Wikipedia gives $$\sum_{k=2}^\infty(\zeta(k)-1)=1,\quad\sum_{k=1}^\infty(\zeta(2k)-1)=\frac34,\quad\sum_{k=1}^\infty(\zeta(4k)-1)=\frac78-\frac\pi4\left(\frac{e^{2\pi}+1}{e^{2\pi}-1}\right)$$ from which we can easily find $\sum_{k=1}^\infty(\zeta(2k+1)-1)$ and $\sum_{k=1}^\infty(\zeta(4k+2)-1)$. From here it's natural to ask the following

Question:Is there a known closed form for $\sum_{k=1}^\infty(\zeta(4k+1)-1)$?

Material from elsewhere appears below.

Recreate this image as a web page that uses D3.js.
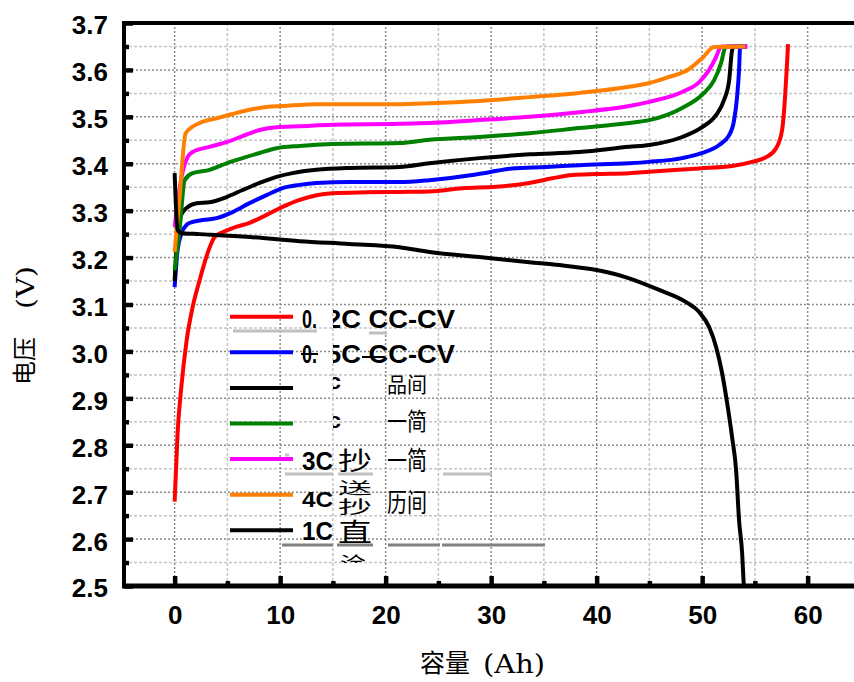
<!DOCTYPE html>
<html>
<head>
<meta charset="utf-8">
<script src="https://cdn.jsdelivr.net/npm/d3@7"></script>
<style>
  body { margin: 0; background: #fff; }
  svg { display: block; }
</style>
</head>
<body>
<svg id="chart" width="854" height="682"></svg>
<script>
// ---- data (capacity Ah, voltage V) ----
const xTicks = [0, 10, 20, 30, 40, 50, 60];
const yTicks = [2.5, 2.6, 2.7, 2.8, 2.9, 3.0, 3.1, 3.2, 3.3, 3.4, 3.5, 3.6, 3.7];

const charge02C = [[0,2.68],[0.28,2.826],[0.66,2.93],[1.14,3.024],[1.7,3.094],[2.37,3.152],[3.13,3.21],[3.79,3.244],[4.55,3.254],[5.49,3.263],[7.1,3.274],[8.71,3.291],[10.23,3.308],[11.84,3.323],[13.45,3.333],[14.96,3.337],[18.18,3.339],[21.31,3.34],[24.15,3.341],[27.27,3.348],[30.49,3.351],[33.62,3.359],[35.8,3.369],[37.7,3.376],[39.96,3.378],[43.09,3.38],[44.98,3.383],[49.72,3.39],[52.84,3.395],[54.73,3.404],[56.06,3.414],[57.01,3.433],[57.58,3.472],[57.86,3.542],[58.05,3.615],[58.14,3.655]];
const charge05C = [[0,3.137],[0.28,3.216],[0.66,3.252],[1.14,3.27],[1.7,3.276],[2.65,3.28],[3.98,3.284],[5.49,3.297],[7.1,3.316],[8.71,3.333],[10.23,3.348],[11.84,3.355],[13.45,3.359],[16.57,3.361],[21.31,3.361],[24.15,3.365],[28.22,3.376],[29.83,3.382],[32.0,3.39],[35.23,3.393],[38.35,3.397],[43.09,3.401],[44.98,3.404],[48.11,3.412],[50.0,3.423],[51.61,3.44],[52.56,3.461],[53.03,3.493],[53.31,3.542],[53.5,3.6],[53.6,3.649],[54.2,3.65]];
const charge1C = [[0,3.15],[0.3,3.26],[0.6,3.29],[1.14,3.306],[2.08,3.316],[3.31,3.318],[4.92,3.329],[6.44,3.344],[8.05,3.359],[9.66,3.372],[11.17,3.38],[13.45,3.387],[16.57,3.391],[21.31,3.393],[24.15,3.401],[28.88,3.412],[33.62,3.42],[38.35,3.425],[43.09,3.436],[44.98,3.44],[48.11,3.457],[50.0,3.478],[51.33,3.504],[52.08,3.536],[52.56,3.578],[52.84,3.642],[53.03,3.65],[54.2,3.65]];
const charge2C = [[0,3.173],[0.47,3.259],[0.95,3.365],[1.7,3.38],[3.31,3.387],[4.92,3.401],[6.44,3.412],[8.05,3.423],[9.66,3.433],[11.84,3.438],[14.96,3.442],[21.31,3.444],[24.15,3.451],[28.88,3.457],[33.62,3.465],[38.35,3.476],[43.09,3.487],[44.98,3.493],[48.11,3.519],[50.0,3.547],[51.14,3.578],[51.8,3.615],[52.18,3.647],[52.4,3.65],[54.2,3.65]];
const charge3C = [[0,3.265],[0.66,3.372],[1.23,3.414],[1.7,3.425],[3.31,3.436],[4.92,3.446],[6.44,3.459],[8.05,3.472],[9.66,3.478],[11.84,3.48],[14.96,3.483],[21.31,3.485],[24.15,3.487],[28.88,3.493],[33.62,3.5],[38.35,3.51],[43.09,3.523],[44.98,3.532],[48.11,3.553],[49.72,3.574],[50.66,3.6],[51.33,3.628],[51.7,3.647],[51.9,3.65],[54.3,3.65]];
const charge4C = [[0,3.212],[0.47,3.329],[1.04,3.465],[2.37,3.487],[3.98,3.497],[5.49,3.506],[7.1,3.515],[8.71,3.521],[10.23,3.523],[13.45,3.527],[21.31,3.527],[24.15,3.529],[28.88,3.534],[33.62,3.542],[38.35,3.551],[43.09,3.564],[44.98,3.572],[46.59,3.583],[48.77,3.602],[50.0,3.625],[51.14,3.649],[54.1,3.65]];
const discharge1C = [[0,3.38],[0.28,3.259],[0.66,3.252],[2.37,3.25],[7.1,3.244],[11.84,3.235],[16.57,3.229],[21.31,3.222],[24.15,3.212],[28.88,3.201],[33.62,3.19],[36.46,3.184],[39.58,3.175],[42.8,3.158],[45.93,3.131],[48.48,3.105],[49.72,3.084],[50.66,3.052],[51.33,3.009],[51.89,2.954],[52.37,2.89],[52.84,2.817],[53.22,2.747],[53.5,2.64],[53.79,2.57],[53.95,2.5]];

const seriesList = [charge02C, charge05C, charge1C, charge2C, charge3C, charge4C, discharge1C];
const seriesColors = ["#ff0000", "#0000ff", "#000000", "#008000", "#ff00ff", "#ff8000", "#000000"];

// ---- layout ----
const svg = d3.select("#chart");
const plotLeft = 124, plotTop = 23, plotBottom = 586;

const x = d3.scaleLinear().domain([-4.8, 65]).range([plotLeft, plotLeft + 69.8 * 10.55]);
const y = d3.scaleLinear().domain([2.5, 3.7]).range([plotBottom, plotTop]);

const latin = "'Liberation Sans', Arial, sans-serif";
const cjk = "'Noto Sans CJK SC', sans-serif";
const serif = "'DejaVu Serif', 'Liberation Serif', serif";

// grid
const grid = svg.append("g");
d3.range(2.55, 3.7, 0.05).forEach((v, i) => {
    const major = i % 2 === 1;
    grid.append("line")
        .attr("x1", plotLeft).attr("x2", 854)
        .attr("y1", y(v)).attr("y2", y(v))
        .attr("stroke", major ? "#8c8c8c" : "#c4c4c4")
        .attr("stroke-width", 1.5)
        .attr("stroke-dasharray", major ? "2,2" : "3,2");
});
d3.range(0, 61, 5).forEach(v => {
    const major = v % 10 === 0;
    grid.append("line")
        .attr("x1", x(v)).attr("x2", x(v))
        .attr("y1", plotTop).attr("y2", plotBottom)
        .attr("stroke", major ? "#8c8c8c" : "#c4c4c4")
        .attr("stroke-width", 1.5)
        .attr("stroke-dasharray", major ? "2,2" : "3,2");
});

// series
const line = d3.line()
    .x(d => x(d[0]))
    .y(d => y(d[1]))
    .curve(d3.curveMonotoneX);

svg.append("g").selectAll("path")
    .data(seriesList)
    .join("path")
    .attr("d", line)
    .attr("fill", "none")
    .attr("stroke", (d, i) => seriesColors[i])
    .attr("stroke-width", 4)
    .attr("stroke-linejoin", "round");

// axes
const yAxis = svg.append("g")
    .attr("transform", `translate(${plotLeft},0)`)
    .call(d3.axisLeft(y).tickValues(yTicks).tickSize(-9).tickPadding(16).tickFormat(d3.format(".1f")));
yAxis.select(".domain").remove();
yAxis.selectAll(".tick line").attr("stroke-width", 4.5);
yAxis.selectAll("text")
    .attr("dy", "0.42em")
    .style("font-family", latin).style("font-weight", "bold").style("font-size", "26px").attr("fill", "#000");

const yMinor = svg.append("g")
    .attr("transform", `translate(${plotLeft},0)`)
    .call(d3.axisLeft(y).tickValues(d3.range(2.55, 3.7, 0.1)).tickSize(-5).tickFormat(""));
yMinor.select(".domain").remove();
yMinor.selectAll(".tick line").attr("stroke-width", 4.5);

const xAxis = svg.append("g")
    .attr("transform", `translate(0,${plotBottom})`)
    .call(d3.axisBottom(x).tickValues(xTicks).tickSize(-10).tickPadding(20));
xAxis.select(".domain").remove();
xAxis.selectAll(".tick line").attr("stroke-width", 4.5);
xAxis.selectAll("text")
    .style("font-family", latin).style("font-weight", "bold").style("font-size", "26px").attr("fill", "#000");

const xMinor = svg.append("g")
    .attr("transform", `translate(0,${plotBottom})`)
    .call(d3.axisBottom(x).tickValues(d3.range(5, 61, 10)).tickSize(-5).tickFormat(""));
xMinor.select(".domain").remove();
xMinor.selectAll(".tick line").attr("stroke-width", 4.5);

// frame
svg.append("line").attr("x1", plotLeft).attr("x2", plotLeft).attr("y1", plotTop - 2).attr("y2", plotBottom + 2)
    .attr("stroke", "#000").attr("stroke-width", 4);
svg.append("line").attr("x1", plotLeft - 2).attr("x2", 854).attr("y1", plotBottom).attr("y2", plotBottom)
    .attr("stroke", "#000").attr("stroke-width", 5);
svg.append("line").attr("x1", plotLeft - 2).attr("x2", 854).attr("y1", plotTop).attr("y2", plotTop)
    .attr("stroke", "#000").attr("stroke-width", 4);

// axis titles: CJK part + narrow serif unit
svg.append("text")
    .attr("transform", "translate(33,385) rotate(-90)")
    .style("font-family", cjk).style("font-size", "24px")
    .text("电压");
svg.append("text")
    .attr("transform", "translate(34,309) rotate(-90)")
    .attr("textLength", 43).attr("lengthAdjust", "spacingAndGlyphs")
    .style("font-family", serif).style("font-size", "25px")
    .text("(V)");

svg.append("text")
    .attr("x", 420).attr("y", 672)
    .style("font-family", cjk).style("font-size", "25px")
    .text("容量");
svg.append("text")
    .attr("x", 483).attr("y", 673)
    .attr("textLength", 62).attr("lengthAdjust", "spacingAndGlyphs")
    .style("font-family", serif).style("font-size", "26px")
    .text("(Ah)");

// legend
const legTop = 316.7, legStep = 35.6;
const legend = svg.append("g");
legend.selectAll("line.key")
    .data(seriesColors)
    .join("line")
    .attr("class", "key")
    .attr("x1", 230).attr("x2", 293)
    .attr("y1", (d, i) => legTop + i * legStep)
    .attr("y2", (d, i) => legTop + i * legStep)
    .attr("stroke", d => d)
    .attr("stroke-width", 4);

svg.append("clipPath").attr("id", "colB")
    .append("rect").attr("x", 333).attr("y", 0).attr("width", 521).attr("height", 563);

// legend text fragments: [text, x, baseline, length, font, size, clipped]
const legendPieces = [
    ["0.", 302, 328, 15, latin, 25, false],
    ["2C CC-CV", 326, 328, 129, latin, 25, true],
    ["0.", 302, 363, 15, latin, 25, false],
    ["5C CC-CV", 326, 363, 129, latin, 25, true],
    ["c", 328, 389, 13, latin, 22, true],
    ["品间", 387, 392, 40, cjk, 21, false],
    ["c", 328, 428, 13, latin, 22, true],
    ["一简", 387, 430, 40, cjk, 24, false],
    ["3C", 302, 470, 31, latin, 25, false],
    ["抄", 338, 470, 34, cjk, 25, false],
    ["一简", 387, 470, 40, cjk, 26, false],
    ["4C", 302, 507, 31, latin, 22, false],
    ["送", 338, 494, 34, cjk, 16, false],
    ["抄", 338, 513, 34, cjk, 17, false],
    ["历间", 387, 512, 40, cjk, 26, false],
    ["1C", 302, 540, 31, latin, 25, false],
    ["直", 338, 542, 34, cjk, 26, false],
    ["涂", 340, 572, 26, cjk, 20, true]
];
legend.selectAll("text")
    .data(legendPieces)
    .join("text")
    .attr("x", d => d[1]).attr("y", d => d[2])
    .attr("textLength", d => d[3])
    .attr("lengthAdjust", "spacingAndGlyphs")
    .attr("clip-path", d => d[6] ? "url(#colB)" : null)
    .style("font-family", d => d[4])
    .style("font-weight", d => d[4] === latin ? "bold" : "normal")
    .style("font-size", d => d[5] + "px")
    .text(d => d[0]);

// stray strokes inside the legend: [x1, x2, y, colour, width]
const legendMarks = [
    [233, 317, 331, "#c0c0c0", 3], [369, 387, 333, "#c0c0c0", 3],
    [301, 318, 354, "#000", 2], [362, 385, 357, "#000", 2],
    [285, 289, 455, "#c0c0c0", 3],
    [285, 333, 474, "#c0c0c0", 3], [338, 373, 474, "#c0c0c0", 3], [443, 492, 474, "#c0c0c0", 3],
    [282, 333, 545, "#808080", 3], [337, 373, 545, "#808080", 3], [388, 440, 545, "#808080", 3], [442, 545, 545, "#808080", 3]
];
legend.selectAll("line.mark")
    .data(legendMarks)
    .join("line")
    .attr("class", "mark")
    .attr("x1", d => d[0]).attr("x2", d => d[1])
    .attr("y1", d => d[2]).attr("y2", d => d[2])
    .attr("stroke", d => d[3])
    .attr("stroke-width", d => d[4]);
</script>
</body>
</html>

Related: Closed form for $\sum\limits_{k=1}^{\infty}\zeta(4k-2)-\zeta(4k)$ and Closed form for $\sum_{k=1}^{\infty} \zeta(2k)-\zeta(2k+1)$.

**Progress**

Note that we are done once we have a closed form for $\sum_{k=1}^\infty(\zeta(4k+1)-\zeta(4k+3))$. So I tried the same approach as in one of the questions above and this is what I got:

We have $$\zeta(4k+1)-\zeta(4k+3)=\sum_{n\geq2}^\infty\left(1-\frac1{n^2}\right)\frac1{n^{4k+1}}$$
Hence
$$\sum_{k\geq1}\zeta(4k+1)-\zeta(4k+3)=\sum_{n\geq2}\left(1-\frac1{n^2}\right)\sum_{k\geq1}\frac1{n^{4k+1}}=\sum_{n\geq2}\left(1-\frac1{n^2}\right)\frac1{n^5}\frac1{1-\frac1{n^4}}\\=\sum_{n\geq2}\frac1{n^3+n^5}.$$

In the same way I get $$\sum_{k\geq1}\zeta(4k+1)-\zeta(4k)=-\sum_{n\geq2}\frac1{n+n^2+n^3+n^4}$$ and $$\sum_{k\geq1}\zeta(4k+1)-\zeta(4k+2)=\sum_{n\geq2}\frac1{n^2+n^3+n^4+n^5}.$$ It suffices (in fact it is equally hard) to evaluate any of these series.